Storytelling o qualità? Qual è il perno su cui si fonda il successo dei vini dell’Etna? Viene da chiederselo scandagliando i numeri della denominazione, che sembra tenere la barra della crescita in uno scenario del mondo del vino in grande difficoltà. È allora l’anima che sa di fumo e pietra il segreto dei vini etnei? Difficile dirlo, ma probabilmente un giusto punto d’incontro tra bellezza, storytelling e qualità enoica sembra essere oggi la ricetta vincente per una delle poche denominazioni italiane in grado di reggere alla crisi dei consumi e dei mercati. Sì, perché i numeri raccontano una Doc Etna solida e lungimirante – con il blocco degli impianti e una rigida limitazione all’espansione di vigneti e produzione – capace di tenere anche su un mercato USA oggi in caduta.

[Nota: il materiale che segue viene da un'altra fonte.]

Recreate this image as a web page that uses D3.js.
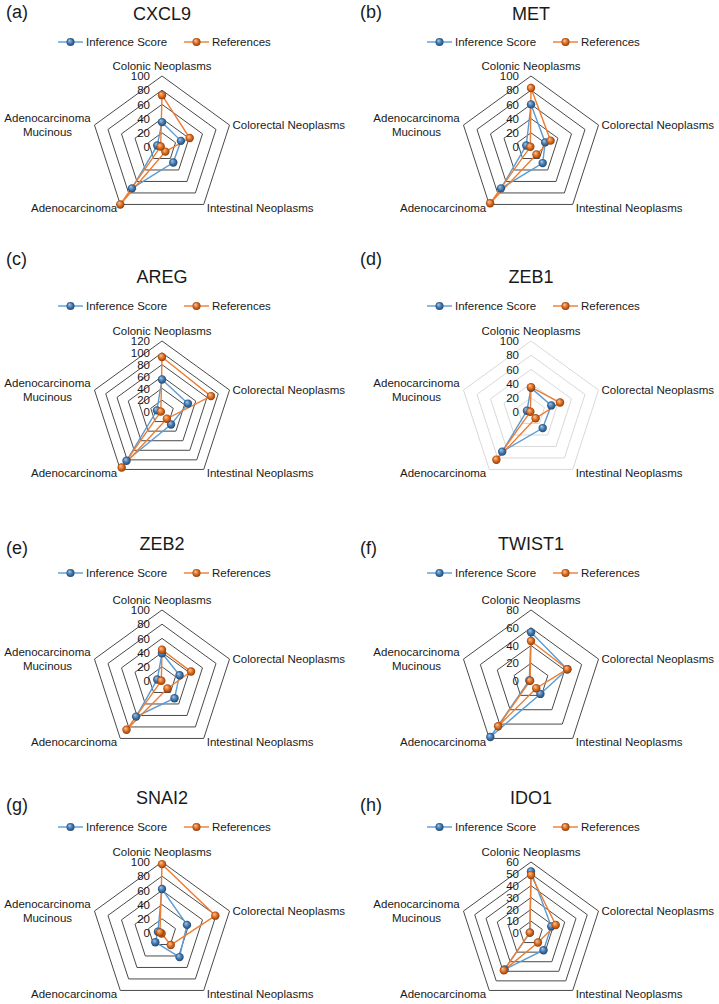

Non è ovviamente sulla quantità che si gioca la partita di Nerello Mascalese e Carricante. Anzi, è proprio la scelta di limitare l’esubero per favorire il posizionamento ad apparire vincente. Così, l’analisi dell’Osservatorio UIV presentata agli Etna Days evidenzia come, a fronte di un numero di bottiglie sul mercato USA pari ad appena il 6% del totale delle Doc e Docg siciliane, l’export dei vini dell’Etna (60% di bianchi e 40% di rossi) vale il 28% in termini di volumi consumati. Una quota che a valore sale fino al 45%, per effetto di un prezzo della distribuzione che negli Stati Uniti si attesta sui 26 dollari al litro, quasi il triplo rispetto alla media delle Doc dell’Isola. «Oggi nei ristoranti di Seattle o New York, in California come nel Massachusetts, sempre più spesso la bottiglia scelta è siciliana e quindi dell’Etna», racconta il giornalista americano Ivan Carvalho che fa base in Italia .
«A livello mondiale ci sono denominazioni anche piccole, come la nostra, che fanno capire come si possa ancora crescere – chiosa il presidente del Consorzio Etna Doc Francesco Cambria –. Merito della qualità raggiunta dai nostri produttori, ma anche di un corretto posizionamento di mercato, in particolare nei canali del fuori casa che continuano a crescere». E infatti è il canale più ambito, quello dell’hôtellerie e della ristorazione, a trainare i consumi USA di etichette etnee nel primo semestre 2024, cumulando aumenti del 2,6% a fronte di una flessione generalizzata dei vini italiani (-4,5%) e del mercato vino nel suo complesso (-9%).
Il traino dei giovani
C’è un altro punto a favore della denominazione vulcanica siciliana. Se infatti negli ultimi 10 anni la superficie vitata è cresciuta del 70%, le bottiglie prodotte sono quadruplicate e l’enoturismo è in ascesa, a ben vedere sull’Etna i protagonisti sono i giovani. Sì, perché sull’onda del successo del pedigree enoico sono proprio le nuove generazioni ad esser tornate tra sciare e vallate, avviando nuove imprese o riprendendo l’attività dei nonni, finendo per spingere nuovi investimenti nell’area. Infatti, secondo un’analisi del Consorzio presentata agli Etna Days, la quota di aziende di vino condotte da giovani under 41 anni è arrivata al 20% (8% le giovani conduttrici), il doppio rispetto a quella nazionale (10%) riscontrata da Ismea su base Istat. Un’accelerazione che nei quattro versanti etnei si è fatta ancor più evidente nel triennio post-Covid (2020-2023), con un incremento del 55% per un totale di 89 realtà produttrici.
«I giovani hanno ripreso a coltivare gli appezzamenti di vigna dei propri nonni – rimarca il direttore del Consorzio Etna Doc, Maurizio Lunetta – in una sorta di salto generazionale che porta lavoro a una manodopera ormai numerosa. Complici i vigneti montani coltivati ad alberello, il totale delle vigne richiede infatti un monte annuale di oltre 200mila giornate lavoro, con circa 2.500 persone coinvolte direttamente nella produzione».
Un impatto economico significativo, come confermava qualche mese fa uno studio dell’Osservatorio UIV-Vinitaly descrivendo la domanda enoturistica (200mila presenze) come vettore per un valore aggiunto sull’area di 123 milioni di euro l’anno. Non per nulla il 60% delle aziende propone esperienze enoturistiche e, in generale, per ogni bottiglia consumata sulle pendici dell’Etna si genera un impatto (diretto, indiretto e indotto) a favore del territorio di 82 euro.